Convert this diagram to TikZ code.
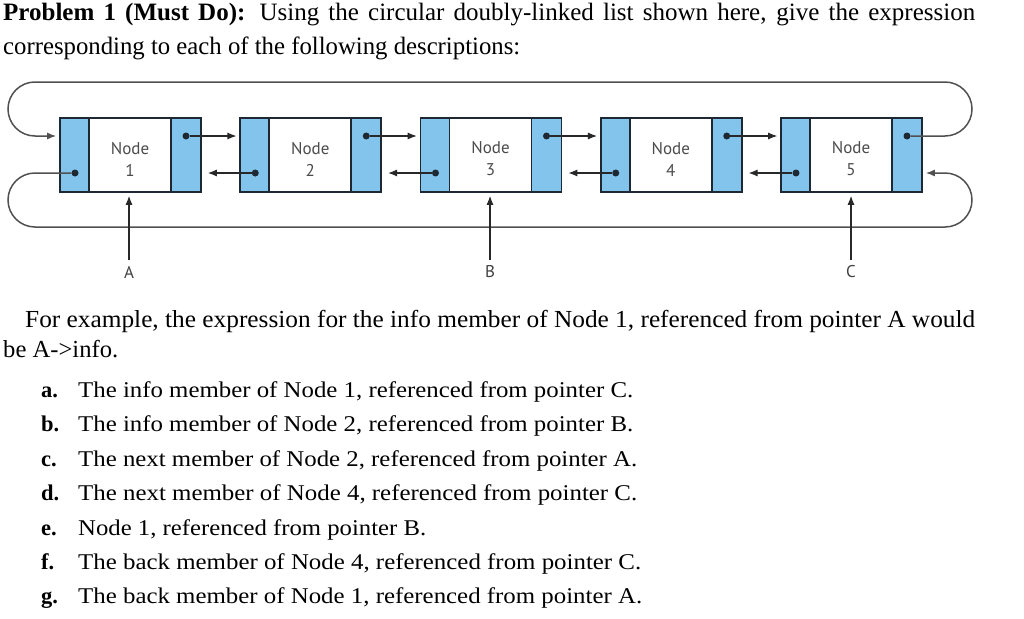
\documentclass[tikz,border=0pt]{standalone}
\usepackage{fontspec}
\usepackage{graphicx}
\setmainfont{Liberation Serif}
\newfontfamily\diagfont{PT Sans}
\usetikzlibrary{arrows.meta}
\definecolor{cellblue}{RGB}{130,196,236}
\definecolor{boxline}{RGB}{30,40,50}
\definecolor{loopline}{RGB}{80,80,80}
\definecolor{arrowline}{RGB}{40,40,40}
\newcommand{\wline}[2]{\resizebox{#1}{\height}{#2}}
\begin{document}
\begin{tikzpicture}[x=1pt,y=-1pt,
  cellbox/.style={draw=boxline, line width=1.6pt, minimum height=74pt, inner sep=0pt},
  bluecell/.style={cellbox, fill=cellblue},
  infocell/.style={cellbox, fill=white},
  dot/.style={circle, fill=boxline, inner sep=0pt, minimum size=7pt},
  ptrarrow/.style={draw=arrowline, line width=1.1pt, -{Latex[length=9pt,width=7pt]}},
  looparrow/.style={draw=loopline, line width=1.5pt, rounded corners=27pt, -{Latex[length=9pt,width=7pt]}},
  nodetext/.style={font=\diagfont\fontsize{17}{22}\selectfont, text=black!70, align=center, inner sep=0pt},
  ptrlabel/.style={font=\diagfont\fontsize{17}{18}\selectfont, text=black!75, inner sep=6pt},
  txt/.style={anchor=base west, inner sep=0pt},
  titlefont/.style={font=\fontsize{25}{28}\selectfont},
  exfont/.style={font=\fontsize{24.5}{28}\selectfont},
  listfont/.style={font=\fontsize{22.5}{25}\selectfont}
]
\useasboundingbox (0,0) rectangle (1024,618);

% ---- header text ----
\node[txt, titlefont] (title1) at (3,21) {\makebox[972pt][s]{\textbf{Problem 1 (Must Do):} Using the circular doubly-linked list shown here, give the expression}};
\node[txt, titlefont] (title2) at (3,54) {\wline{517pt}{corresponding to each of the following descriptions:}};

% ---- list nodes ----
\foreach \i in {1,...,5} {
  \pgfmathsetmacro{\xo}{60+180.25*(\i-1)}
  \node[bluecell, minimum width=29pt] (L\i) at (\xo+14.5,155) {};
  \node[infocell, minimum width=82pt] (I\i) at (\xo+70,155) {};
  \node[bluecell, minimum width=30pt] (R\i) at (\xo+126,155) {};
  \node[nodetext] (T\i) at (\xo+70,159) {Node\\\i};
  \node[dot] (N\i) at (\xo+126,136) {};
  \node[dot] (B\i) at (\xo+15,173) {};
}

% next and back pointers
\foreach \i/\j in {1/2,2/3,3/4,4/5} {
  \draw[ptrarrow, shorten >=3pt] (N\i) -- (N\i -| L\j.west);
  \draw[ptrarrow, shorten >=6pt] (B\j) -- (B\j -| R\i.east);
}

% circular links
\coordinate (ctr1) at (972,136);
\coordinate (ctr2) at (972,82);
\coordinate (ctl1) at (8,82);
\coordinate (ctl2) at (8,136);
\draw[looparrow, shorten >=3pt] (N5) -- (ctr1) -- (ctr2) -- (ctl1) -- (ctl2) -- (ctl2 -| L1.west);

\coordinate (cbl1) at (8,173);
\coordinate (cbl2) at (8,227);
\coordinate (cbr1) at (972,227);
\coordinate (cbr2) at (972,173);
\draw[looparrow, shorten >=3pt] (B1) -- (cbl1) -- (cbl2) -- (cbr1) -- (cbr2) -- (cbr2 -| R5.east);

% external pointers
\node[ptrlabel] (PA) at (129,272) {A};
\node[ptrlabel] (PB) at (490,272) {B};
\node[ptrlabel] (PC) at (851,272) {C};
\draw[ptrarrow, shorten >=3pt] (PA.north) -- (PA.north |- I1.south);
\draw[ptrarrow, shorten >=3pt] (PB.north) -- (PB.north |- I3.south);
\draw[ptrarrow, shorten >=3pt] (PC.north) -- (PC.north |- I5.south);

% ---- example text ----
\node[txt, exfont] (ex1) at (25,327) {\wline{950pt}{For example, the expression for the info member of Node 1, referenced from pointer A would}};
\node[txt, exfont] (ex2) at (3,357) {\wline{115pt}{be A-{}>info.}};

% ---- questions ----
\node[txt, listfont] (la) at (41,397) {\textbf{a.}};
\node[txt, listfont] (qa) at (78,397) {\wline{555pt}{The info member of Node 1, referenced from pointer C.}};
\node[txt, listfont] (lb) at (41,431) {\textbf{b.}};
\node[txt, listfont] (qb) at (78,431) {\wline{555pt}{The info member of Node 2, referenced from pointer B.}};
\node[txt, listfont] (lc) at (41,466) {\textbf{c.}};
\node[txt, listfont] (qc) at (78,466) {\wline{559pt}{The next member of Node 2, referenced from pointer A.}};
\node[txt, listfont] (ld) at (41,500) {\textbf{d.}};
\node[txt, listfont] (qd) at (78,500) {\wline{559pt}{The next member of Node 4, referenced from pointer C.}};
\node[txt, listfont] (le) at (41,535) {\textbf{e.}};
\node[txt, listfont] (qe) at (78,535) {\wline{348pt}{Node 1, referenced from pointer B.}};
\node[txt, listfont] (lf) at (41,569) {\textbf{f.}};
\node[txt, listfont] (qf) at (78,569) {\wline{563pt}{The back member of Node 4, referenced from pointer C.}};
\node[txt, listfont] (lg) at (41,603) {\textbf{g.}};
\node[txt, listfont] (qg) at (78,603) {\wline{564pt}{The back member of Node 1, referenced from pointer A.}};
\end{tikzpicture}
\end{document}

···

Extract the full listing exactly, with the pictures left out.

▸ EXPECTED ANSWER:
Convert this diagram to TikZ code.
\documentclass[tikz,border=0pt]{standalone}
\usepackage{fontspec}
\usepackage{graphicx}
\setmainfont{Liberation Serif}
\newfontfamily\diagfont{PT Sans}
\usetikzlibrary{arrows.meta}
\definecolor{cellblue}{RGB}{130,196,236}
\definecolor{boxline}{RGB}{30,40,50}
\definecolor{loopline}{RGB}{80,80,80}
\definecolor{arrowline}{RGB}{40,40,40}
\newcommand{\wline}[2]{\resizebox{#1}{\height}{#2}}
\begin{document}
\begin{tikzpicture}[x=1pt,y=-1pt,
  cellbox/.style={draw=boxline, line width=1.6pt, minimum height=74pt, inner sep=0pt},
  bluecell/.style={cellbox, fill=cellblue},
  infocell/.style={cellbox, fill=white},
  dot/.style={circle, fill=boxline, inner sep=0pt, minimum size=7pt},
  ptrarrow/.style={draw=arrowline, line width=1.1pt, -{Latex[length=9pt,width=7pt]}},
  looparrow/.style={draw=loopline, line width=1.5pt, rounded corners=27pt, -{Latex[length=9pt,width=7pt]}},
  nodetext/.style={font=\diagfont\fontsize{17}{22}\selectfont, text=black!70, align=center, inner sep=0pt},
  ptrlabel/.style={font=\diagfont\fontsize{17}{18}\selectfont, text=black!75, inner sep=6pt},
  txt/.style={anchor=base west, inner sep=0pt},
  titlefont/.style={font=\fontsize{25}{28}\selectfont},
  exfont/.style={font=\fontsize{24.5}{28}\selectfont},
  listfont/.style={font=\fontsize{22.5}{25}\selectfont}
]
\useasboundingbox (0,0) rectangle (1024,618);

% ---- header text ----
\node[txt, titlefont] (title1) at (3,21) {\makebox[972pt][s]{\textbf{Problem 1 (Must Do):} Using the circular doubly-linked list shown here, give the expression}};
\node[txt, titlefont] (title2) at (3,54) {\wline{517pt}{corresponding to each of the following descriptions:}};

% ---- list nodes ----
\foreach \i in {1,...,5} {
  \pgfmathsetmacro{\xo}{60+180.25*(\i-1)}
  \node[bluecell, minimum width=29pt] (L\i) at (\xo+14.5,155) {};
  \node[infocell, minimum width=82pt] (I\i) at (\xo+70,155) {};
  \node[bluecell, minimum width=30pt] (R\i) at (\xo+126,155) {};
  \node[nodetext] (T\i) at (\xo+70,159) {Node\\\i};
  \node[dot] (N\i) at (\xo+126,136) {};
  \node[dot] (B\i) at (\xo+15,173) {};
}

% next and back pointers
\foreach \i/\j in {1/2,2/3,3/4,4/5} {
  \draw[ptrarrow, shorten >=3pt] (N\i) -- (N\i -| L\j.west);
  \draw[ptrarrow, shorten >=6pt] (B\j) -- (B\j -| R\i.east);
}

% circular links
\coordinate (ctr1) at (972,136);
\coordinate (ctr2) at (972,82);
\coordinate (ctl1) at (8,82);
\coordinate (ctl2) at (8,136);
\draw[looparrow, shorten >=3pt] (N5) -- (ctr1) -- (ctr2) -- (ctl1) -- (ctl2) -- (ctl2 -| L1.west);

\coordinate (cbl1) at (8,173);
\coordinate (cbl2) at (8,227);
\coordinate (cbr1) at (972,227);
\coordinate (cbr2) at (972,173);
\draw[looparrow, shorten >=3pt] (B1) -- (cbl1) -- (cbl2) -- (cbr1) -- (cbr2) -- (cbr2 -| R5.east);

% external pointers
\node[ptrlabel] (PA) at (129,272) {A};
\node[ptrlabel] (PB) at (490,272) {B};
\node[ptrlabel] (PC) at (851,272) {C};
\draw[ptrarrow, shorten >=3pt] (PA.north) -- (PA.north |- I1.south);
\draw[ptrarrow, shorten >=3pt] (PB.north) -- (PB.north |- I3.south);
\draw[ptrarrow, shorten >=3pt] (PC.north) -- (PC.north |- I5.south);

% ---- example text ----
\node[txt, exfont] (ex1) at (25,327) {\wline{950pt}{For example, the expression for the info member of Node 1, referenced from pointer A would}};
\node[txt, exfont] (ex2) at (3,357) {\wline{115pt}{be A-{}>info.}};

% ---- questions ----
\node[txt, listfont] (la) at (41,397) {\textbf{a.}};
\node[txt, listfont] (qa) at (78,397) {\wline{555pt}{The info member of Node 1, referenced from pointer C.}};
\node[txt, listfont] (lb) at (41,431) {\textbf{b.}};
\node[txt, listfont] (qb) at (78,431) {\wline{555pt}{The info member of Node 2, referenced from pointer B.}};
\node[txt, listfont] (lc) at (41,466) {\textbf{c.}};
\node[txt, listfont] (qc) at (78,466) {\wline{559pt}{The next member of Node 2, referenced from pointer A.}};
\node[txt, listfont] (ld) at (41,500) {\textbf{d.}};
\node[txt, listfont] (qd) at (78,500) {\wline{559pt}{The next member of Node 4, referenced from pointer C.}};
\node[txt, listfont] (le) at (41,535) {\textbf{e.}};
\node[txt, listfont] (qe) at (78,535) {\wline{348pt}{Node 1, referenced from pointer B.}};
\node[txt, listfont] (lf) at (41,569) {\textbf{f.}};
\node[txt, listfont] (qf) at (78,569) {\wline{563pt}{The back member of Node 4, referenced from pointer C.}};
\node[txt, listfont] (lg) at (41,603) {\textbf{g.}};
\node[txt, listfont] (qg) at (78,603) {\wline{564pt}{The back member of Node 1, referenced from pointer A.}};
\end{tikzpicture}
\end{document}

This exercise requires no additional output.